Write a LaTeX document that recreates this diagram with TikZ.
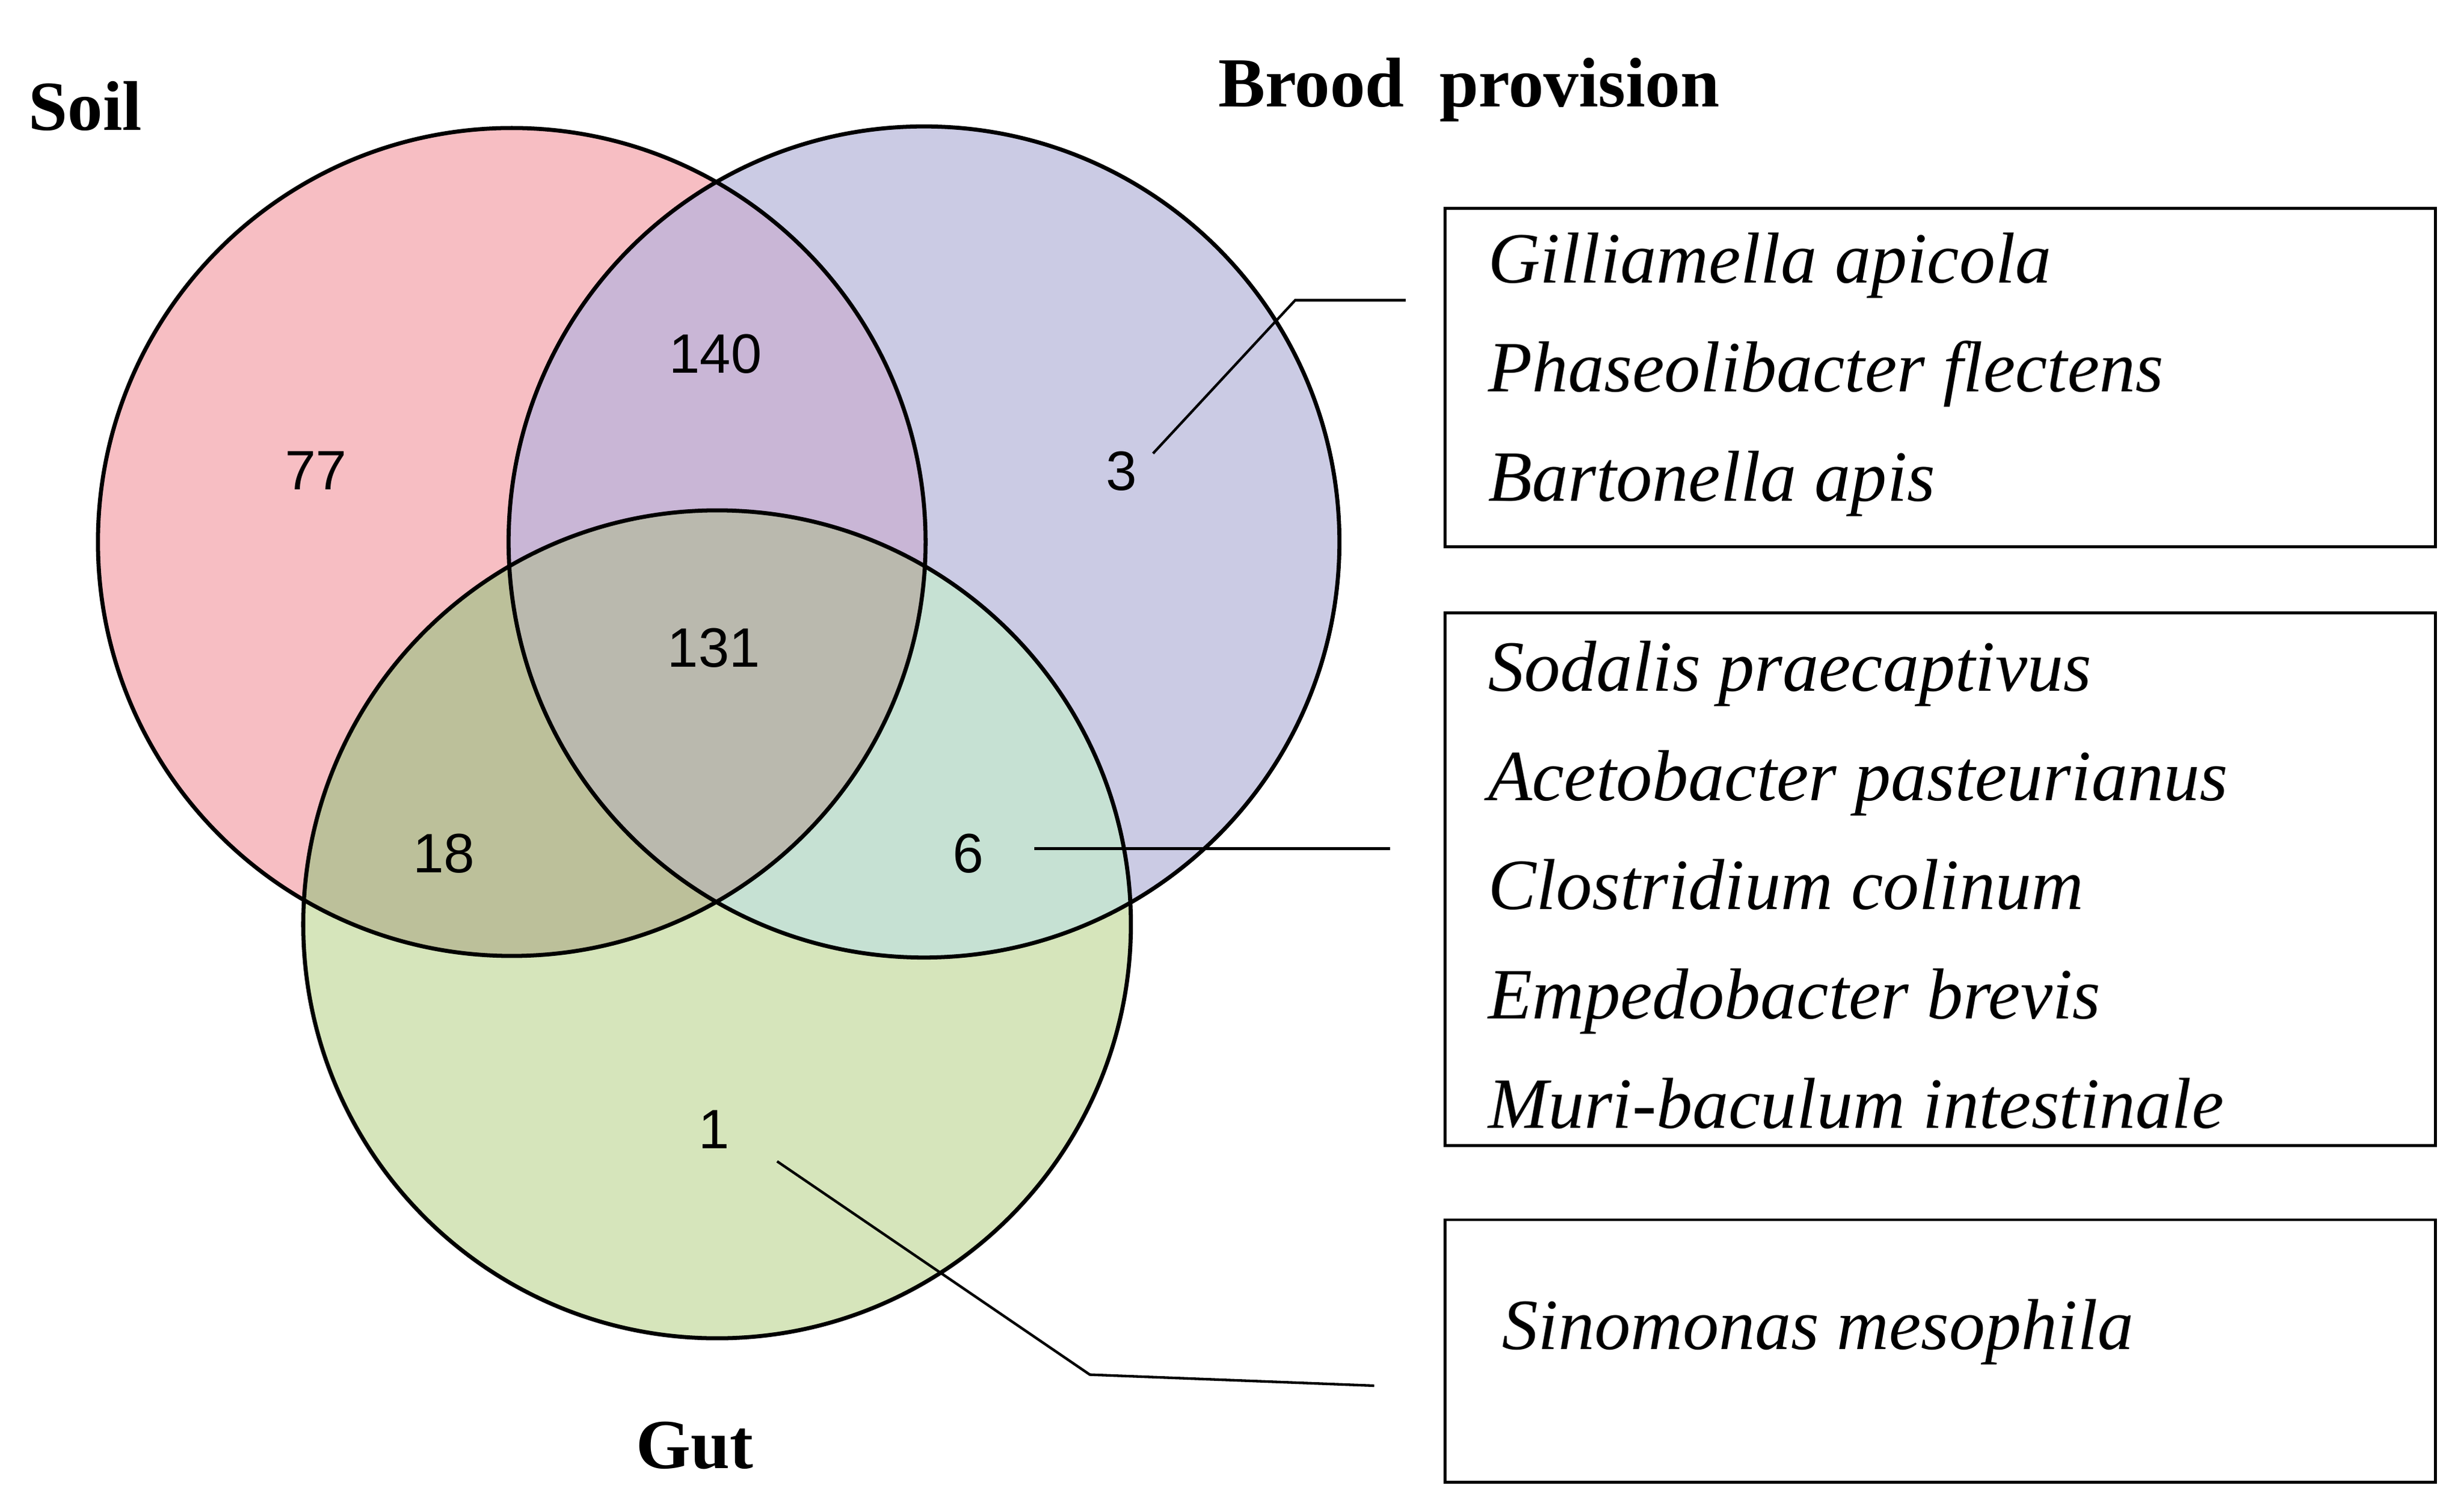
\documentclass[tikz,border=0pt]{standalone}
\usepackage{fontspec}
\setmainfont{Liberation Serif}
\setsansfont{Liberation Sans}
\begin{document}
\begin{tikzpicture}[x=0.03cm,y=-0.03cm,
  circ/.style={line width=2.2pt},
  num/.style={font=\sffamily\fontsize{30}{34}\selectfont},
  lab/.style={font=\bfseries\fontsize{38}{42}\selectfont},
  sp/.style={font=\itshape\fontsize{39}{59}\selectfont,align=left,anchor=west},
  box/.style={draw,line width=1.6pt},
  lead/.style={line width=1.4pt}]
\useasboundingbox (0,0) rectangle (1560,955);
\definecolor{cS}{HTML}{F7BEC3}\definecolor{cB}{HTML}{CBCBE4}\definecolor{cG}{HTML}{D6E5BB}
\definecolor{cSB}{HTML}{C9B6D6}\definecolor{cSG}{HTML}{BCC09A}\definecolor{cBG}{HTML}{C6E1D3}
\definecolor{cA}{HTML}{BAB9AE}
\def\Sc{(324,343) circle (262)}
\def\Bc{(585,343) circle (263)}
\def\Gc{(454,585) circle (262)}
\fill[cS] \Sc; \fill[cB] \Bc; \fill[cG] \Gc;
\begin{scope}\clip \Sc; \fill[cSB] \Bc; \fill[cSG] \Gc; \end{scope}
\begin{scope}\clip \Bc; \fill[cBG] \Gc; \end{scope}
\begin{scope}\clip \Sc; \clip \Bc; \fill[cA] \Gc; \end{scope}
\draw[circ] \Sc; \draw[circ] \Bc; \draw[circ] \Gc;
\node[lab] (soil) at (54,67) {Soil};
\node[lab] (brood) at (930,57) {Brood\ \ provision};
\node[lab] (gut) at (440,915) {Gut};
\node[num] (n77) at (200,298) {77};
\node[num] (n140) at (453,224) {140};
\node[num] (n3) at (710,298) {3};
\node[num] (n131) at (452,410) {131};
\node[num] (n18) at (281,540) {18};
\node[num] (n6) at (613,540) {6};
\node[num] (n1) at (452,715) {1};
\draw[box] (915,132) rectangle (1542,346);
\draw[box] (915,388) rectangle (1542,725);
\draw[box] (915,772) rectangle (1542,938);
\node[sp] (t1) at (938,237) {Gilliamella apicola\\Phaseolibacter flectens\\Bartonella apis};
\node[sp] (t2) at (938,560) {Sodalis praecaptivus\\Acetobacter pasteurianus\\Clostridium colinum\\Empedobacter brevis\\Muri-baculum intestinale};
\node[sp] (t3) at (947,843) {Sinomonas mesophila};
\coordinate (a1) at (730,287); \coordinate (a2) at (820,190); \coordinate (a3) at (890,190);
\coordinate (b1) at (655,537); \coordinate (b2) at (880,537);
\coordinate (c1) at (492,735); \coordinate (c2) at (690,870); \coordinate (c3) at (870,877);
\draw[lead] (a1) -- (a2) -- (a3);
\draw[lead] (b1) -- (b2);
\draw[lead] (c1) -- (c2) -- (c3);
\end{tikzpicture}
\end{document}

Goal: Make an exact copy of the data, leaving its pictures out.

Completed exercise:
Write a LaTeX document that recreates this diagram with TikZ.
\documentclass[tikz,border=0pt]{standalone}
\usepackage{fontspec}
\setmainfont{Liberation Serif}
\setsansfont{Liberation Sans}
\begin{document}
\begin{tikzpicture}[x=0.03cm,y=-0.03cm,
  circ/.style={line width=2.2pt},
  num/.style={font=\sffamily\fontsize{30}{34}\selectfont},
  lab/.style={font=\bfseries\fontsize{38}{42}\selectfont},
  sp/.style={font=\itshape\fontsize{39}{59}\selectfont,align=left,anchor=west},
  box/.style={draw,line width=1.6pt},
  lead/.style={line width=1.4pt}]
\useasboundingbox (0,0) rectangle (1560,955);
\definecolor{cS}{HTML}{F7BEC3}\definecolor{cB}{HTML}{CBCBE4}\definecolor{cG}{HTML}{D6E5BB}
\definecolor{cSB}{HTML}{C9B6D6}\definecolor{cSG}{HTML}{BCC09A}\definecolor{cBG}{HTML}{C6E1D3}
\definecolor{cA}{HTML}{BAB9AE}
\def\Sc{(324,343) circle (262)}
\def\Bc{(585,343) circle (263)}
\def\Gc{(454,585) circle (262)}
\fill[cS] \Sc; \fill[cB] \Bc; \fill[cG] \Gc;
\begin{scope}\clip \Sc; \fill[cSB] \Bc; \fill[cSG] \Gc; \end{scope}
\begin{scope}\clip \Bc; \fill[cBG] \Gc; \end{scope}
\begin{scope}\clip \Sc; \clip \Bc; \fill[cA] \Gc; \end{scope}
\draw[circ] \Sc; \draw[circ] \Bc; \draw[circ] \Gc;
\node[lab] (soil) at (54,67) {Soil};
\node[lab] (brood) at (930,57) {Brood\ \ provision};
\node[lab] (gut) at (440,915) {Gut};
\node[num] (n77) at (200,298) {77};
\node[num] (n140) at (453,224) {140};
\node[num] (n3) at (710,298) {3};
\node[num] (n131) at (452,410) {131};
\node[num] (n18) at (281,540) {18};
\node[num] (n6) at (613,540) {6};
\node[num] (n1) at (452,715) {1};
\draw[box] (915,132) rectangle (1542,346);
\draw[box] (915,388) rectangle (1542,725);
\draw[box] (915,772) rectangle (1542,938);
\node[sp] (t1) at (938,237) {Gilliamella apicola\\Phaseolibacter flectens\\Bartonella apis};
\node[sp] (t2) at (938,560) {Sodalis praecaptivus\\Acetobacter pasteurianus\\Clostridium colinum\\Empedobacter brevis\\Muri-baculum intestinale};
\node[sp] (t3) at (947,843) {Sinomonas mesophila};
\coordinate (a1) at (730,287); \coordinate (a2) at (820,190); \coordinate (a3) at (890,190);
\coordinate (b1) at (655,537); \coordinate (b2) at (880,537);
\coordinate (c1) at (492,735); \coordinate (c2) at (690,870); \coordinate (c3) at (870,877);
\draw[lead] (a1) -- (a2) -- (a3);
\draw[lead] (b1) -- (b2);
\draw[lead] (c1) -- (c2) -- (c3);
\end{tikzpicture}
\end{document}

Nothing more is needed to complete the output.